Hardly a month seems to go by these days without a high profile story in the newspapers concerning another Christian who is feeling discriminated against or claims by church leaders that Christianity is being ‘marginalised.’
In December it was local authorities re-branding the Christmas season ‘Winterval,’ schools failing to stage traditional nativity plays, as well as conspiratorial tales about the Post Office issuing a secret memo (of which no one yet seems to have found a copy) telling its workers not to sell religiously themed stamps. One MP even raised the spectre of ‘Christianophobia’ in a debate in the House of Commons.
I was asked to come on Radio 4’s Sunday Programme to discuss the idea with Mark Pritchard, the Tory in question, and dispute his claims. However I was subsequently called by the producer to say that the MP had refused to debate with me. Apparently Pritchard doesn’t believe that Christians should be seen to disagree publicly. (Treating me less favourably because of my faith, I suggested mischievously!)
But the MP was quite prepared to publicly criticise the Archbishop of Canterbury over his recent Sharia comments – so it seems there must have been another reason. One possibility is that the claims being made simply don’t stand up to serious scrutiny.
It is not well known, but it is often the same group of people who fuel the scare stories of Christian marginalisation that appear in the papers. These usual suspects – a small collection of lobby groups — are actively seeking out potential cases of discrimination which they can then publicise, make a political campaign of, or pursue in the courts. They are also drawing advice and training from the US, where similar strategies have been pursued.
What is behind their zeal? Their agenda is a desperate attempt to win back, or at least try to maintain, many of the special privileges and exemptions that Christianity has previously enjoyed, but which society is no longer willing to grant. Their argument is that since Britain is a Christian country, their faith, and its adherents, should have special recognition and dispensation.

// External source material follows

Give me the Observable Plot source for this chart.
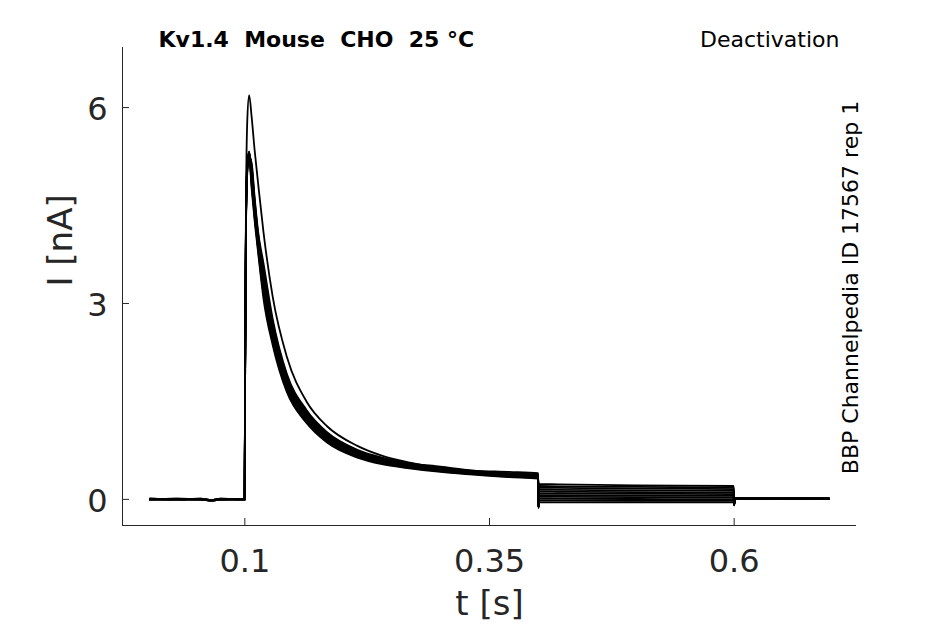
<!DOCTYPE html>
<html>
<head>
<meta charset="utf-8">
<script src="https://cdn.jsdelivr.net/npm/d3@7"></script>
<script src="https://cdn.jsdelivr.net/npm/@observablehq/plot@0.6"></script>
<style>
  html, body { margin: 0; padding: 0; background: #ffffff; }
  #chart svg { display: block; }
</style>
</head>
<body>
<div id="chart"></div>
<script>
// ---------- data ----------
const titleText = "Kv1.4  Mouse  CHO  25 °C";
const protocolText = "Deactivation";
const sideText = "BBP Channelpedia ID 17567 rep 1";
const xLabel = "t [s]";
const yLabel = "I [nA]";

const xTicks = [0.1, 0.35, 0.6];
const xTickLabels = ["0.1", "0.35", "0.6"];
const yTicks = [0, 3, 6];
const yTickLabels = ["0", "3", "6"];

const traceNames = ["A", "B1", "B2", "B3", "B4", "B5", "B6", "B7", "B8", "B9", "B10"];

// activation pulse + decay (seconds)
const tAct = [0.003, 0.03, 0.055, 0.066, 0.075, 0.0998, 0.1003, 0.1012, 0.1025, 0.1044,
              0.107, 0.110, 0.1135, 0.119, 0.1285, 0.143, 0.163, 0.184, 0.215, 0.24,
              0.266, 0.30, 0.333, 0.37, 0.3998];

// currents (nA) at tAct for each trace
const actA   = [0.00, 0.00, 0.00, -0.01, 0.00, 0.00, 2.2, 4.6, 5.8, 6.19, 5.85, 5.35, 4.85, 4.10, 3.10, 2.18, 1.50, 1.12, 0.82, 0.67, 0.57, 0.48, 0.44, 0.42, 0.40];
const actB1  = [0.00, 0.01, 0.00, -0.01, 0.00, 0.00, 1.9, 4.2, 5.00, 5.22, 4.75, 4.27, 3.79, 3.08, 2.36, 1.64, 1.17, 0.87, 0.64, 0.54, 0.48, 0.42, 0.38, 0.34, 0.32];
const actB2  = [0.01, 0.00, 0.00, -0.01, 0.01, 0.00, 2.0, 4.3, 5.05, 5.25, 4.80, 4.32, 3.83, 3.15, 2.41, 1.67, 1.19, 0.89, 0.66, 0.55, 0.49, 0.43, 0.39, 0.35, 0.33];
const actB3  = [0.00, 0.00, 0.01, -0.02, 0.00, 0.01, 2.0, 4.3, 5.10, 5.28, 4.85, 4.36, 3.87, 3.22, 2.46, 1.71, 1.22, 0.91, 0.67, 0.57, 0.50, 0.44, 0.39, 0.36, 0.34];
const actB4  = [0.00, 0.00, 0.00, -0.01, 0.00, 0.00, 2.0, 4.3, 5.10, 5.30, 4.90, 4.41, 3.91, 3.28, 2.51, 1.74, 1.24, 0.93, 0.69, 0.58, 0.51, 0.45, 0.40, 0.36, 0.34];
const actB5  = [0.01, 0.00, 0.00, -0.02, 0.00, 0.00, 2.1, 4.4, 5.15, 5.32, 4.95, 4.45, 3.95, 3.35, 2.56, 1.78, 1.27, 0.95, 0.70, 0.59, 0.52, 0.46, 0.41, 0.37, 0.35];
const actB6  = [0.00, 0.01, 0.00, -0.01, 0.00, 0.00, 2.1, 4.4, 5.15, 5.33, 4.97, 4.47, 3.97, 3.38, 2.59, 1.80, 1.28, 0.96, 0.71, 0.60, 0.53, 0.46, 0.41, 0.37, 0.35];
const actB7  = [0.00, 0.00, 0.00, -0.02, 0.01, 0.00, 2.0, 4.3, 5.10, 5.31, 5.02, 4.52, 4.01, 3.45, 2.64, 1.83, 1.31, 0.98, 0.72, 0.61, 0.54, 0.47, 0.42, 0.38, 0.36];
const actB8  = [0.00, 0.00, 0.01, -0.01, 0.00, 0.00, 2.0, 4.3, 5.10, 5.29, 5.07, 4.56, 4.05, 3.52, 2.69, 1.87, 1.33, 1.00, 0.74, 0.62, 0.55, 0.48, 0.43, 0.39, 0.37];
const actB9  = [0.01, 0.00, 0.00, -0.02, 0.00, 0.01, 2.0, 4.3, 5.05, 5.27, 5.10, 4.58, 4.07, 3.55, 2.71, 1.89, 1.35, 1.01, 0.74, 0.63, 0.55, 0.49, 0.43, 0.39, 0.37];
const actB10 = [0.00, 0.00, 0.00, -0.01, 0.00, 0.00, 1.9, 4.2, 5.05, 5.25, 5.15, 4.63, 4.11, 3.62, 2.76, 1.92, 1.37, 1.03, 0.76, 0.64, 0.56, 0.50, 0.44, 0.40, 0.38];

// deactivation step (seconds)
const tDeact = [0.4, 0.4008, 0.42, 0.5, 0.5995];
const deactA   = [-0.10, 0.235, 0.23, 0.215, 0.205];
const deactB1  = [-0.13, -0.045, -0.045, -0.046, -0.047];
const deactB2  = [-0.13, -0.02, -0.02, -0.022, -0.024];
const deactB3  = [-0.12, 0.010, 0.009, 0.006, 0.004];
const deactB4  = [-0.12, 0.040, 0.038, 0.034, 0.031];
const deactB5  = [-0.12, 0.065, 0.063, 0.058, 0.054];
const deactB6  = [-0.12, 0.095, 0.092, 0.086, 0.081];
const deactB7  = [-0.11, 0.120, 0.117, 0.110, 0.104];
const deactB8  = [-0.11, 0.150, 0.146, 0.138, 0.131];
const deactB9  = [-0.11, 0.180, 0.176, 0.166, 0.158];
const deactB10 = [-0.10, 0.205, 0.200, 0.190, 0.181];

// return to holding (seconds)
const tTail = [0.6, 0.6008, 0.62, 0.66, 0.697];
const tailA   = [-0.08, 0.015, 0.010, 0.012, 0.010];
const tailB1  = [-0.09, 0.010, 0.012, 0.010, 0.012];
const tailB2  = [-0.09, 0.012, 0.010, 0.014, 0.010];
const tailB3  = [-0.09, 0.015, 0.012, 0.010, 0.012];
const tailB4  = [-0.08, 0.012, 0.014, 0.012, 0.010];
const tailB5  = [-0.08, 0.015, 0.010, 0.012, 0.014];
const tailB6  = [-0.08, 0.014, 0.012, 0.010, 0.012];
const tailB7  = [-0.08, 0.015, 0.014, 0.012, 0.010];
const tailB8  = [-0.07, 0.012, 0.012, 0.014, 0.012];
const tailB9  = [-0.07, 0.014, 0.010, 0.012, 0.010];
const tailB10 = [-0.07, 0.015, 0.012, 0.010, 0.012];

const actSets   = [actA, actB1, actB2, actB3, actB4, actB5, actB6, actB7, actB8, actB9, actB10];
const deactSets = [deactA, deactB1, deactB2, deactB3, deactB4, deactB5, deactB6, deactB7, deactB8, deactB9, deactB10];
const tailSets  = [tailA, tailB1, tailB2, tailB3, tailB4, tailB5, tailB6, tailB7, tailB8, tailB9, tailB10];

// ---------- table for Plot ----------
const rows = [];
traceNames.forEach((name, k) => {
  tAct.forEach((t, i) => rows.push({trace: name, t, I: actSets[k][i]}));
  tDeact.forEach((t, i) => rows.push({trace: name, t, I: deactSets[k][i]}));
  tTail.forEach((t, i) => rows.push({trace: name, t, I: tailSets[k][i]}));
});

const xLabelMap = new Map(xTicks.map((d, i) => [d, xTickLabels[i]]));
const yLabelMap = new Map(yTicks.map((d, i) => [d, yTickLabels[i]]));

const xDomain = [-0.025, 0.725];
const yDomain = [-0.4, 6.92];
const axisColor = "#262626";

const chart = Plot.plot({
  width: 945,
  height: 624,
  marginLeft: 122,
  marginRight: 89,
  marginTop: 47,
  marginBottom: 99,
  x: {domain: xDomain},
  y: {domain: yDomain},
  style: {fontFamily: "DejaVu Sans", color: axisColor, background: "#ffffff", overflow: "visible"},
  marks: [
    // axis lines (left and bottom only)
    Plot.ruleX([xDomain[0]], {stroke: axisColor, strokeWidth: 1}),
    Plot.ruleY([yDomain[0]], {stroke: axisColor, strokeWidth: 1}),
    // inward tick marks
    Plot.tickX(xTicks, {x: d => d, insetTop: 471, stroke: axisColor, strokeWidth: 1}),
    Plot.tickY(yTicks, {y: d => d, insetRight: 727, stroke: axisColor, strokeWidth: 1}),
    // tick labels
    Plot.axisX(xTicks, {tickSize: 0, tickPadding: 24, fontSize: 32, label: null,
                        tickFormat: d => xLabelMap.get(d), fill: axisColor}),
    Plot.axisY(yTicks, {tickSize: 0, tickPadding: 15, fontSize: 32, label: null, dy: 2,
                        tickFormat: d => yLabelMap.get(d), fill: axisColor}),
    // traces
    Plot.line(rows, {x: "t", y: "I", z: "trace", stroke: "#000000", strokeWidth: 1.8,
                     curve: "monotone-x", strokeLinejoin: "round"}),
    // axis titles
    Plot.text([xLabel], {frameAnchor: "bottom", dy: 89, lineAnchor: "bottom",
                         fontSize: 34, fill: axisColor}),
    Plot.text([yLabel], {frameAnchor: "left", dx: -51, rotate: -90, lineAnchor: "bottom",
                         fontSize: 34, fill: axisColor}),
    // header texts
    Plot.text([titleText], {frameAnchor: "top-left", dx: 36, dy: -1, textAnchor: "start",
                            lineAnchor: "bottom", fontSize: 22, fontWeight: "bold", fill: "#000000"}),
    Plot.text([protocolText], {frameAnchor: "top-right", dx: -17, dy: -1, textAnchor: "end",
                               lineAnchor: "bottom", fontSize: 22, fill: "#000000"}),
    Plot.text([sideText], {frameAnchor: "right", dx: 1, dy: 1, rotate: -90, textAnchor: "middle",
                           lineAnchor: "bottom", fontSize: 22, fill: "#000000"})
  ]
});

document.getElementById("chart").appendChild(chart);
</script>
</body>
</html>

But they are faced with an internal contradiction which virtually guarantees their failure – and helps to explain why their have had so little success. On the one hand they advance their arguments by citing the 70% of the country which identified with Christianity at the last census. This majority position, they argue, means that Christianity should still be given pride of place. However in the next breath, they plead Christians as a vulnerable and persecuted minority in need of special protections – which entirely undermines their case.
Their dilemma will not be resolved anytime soon. But this won’t end the religious conviction that drives them. Indeed, every failure only serves to reinforce their conviction that Christians are being marginalised and sidelined, and that they must fight even harder.
So prepare for a lot more of the same in the months to come – but don’t be afraid to treat the headlines with the scepticism they deserve.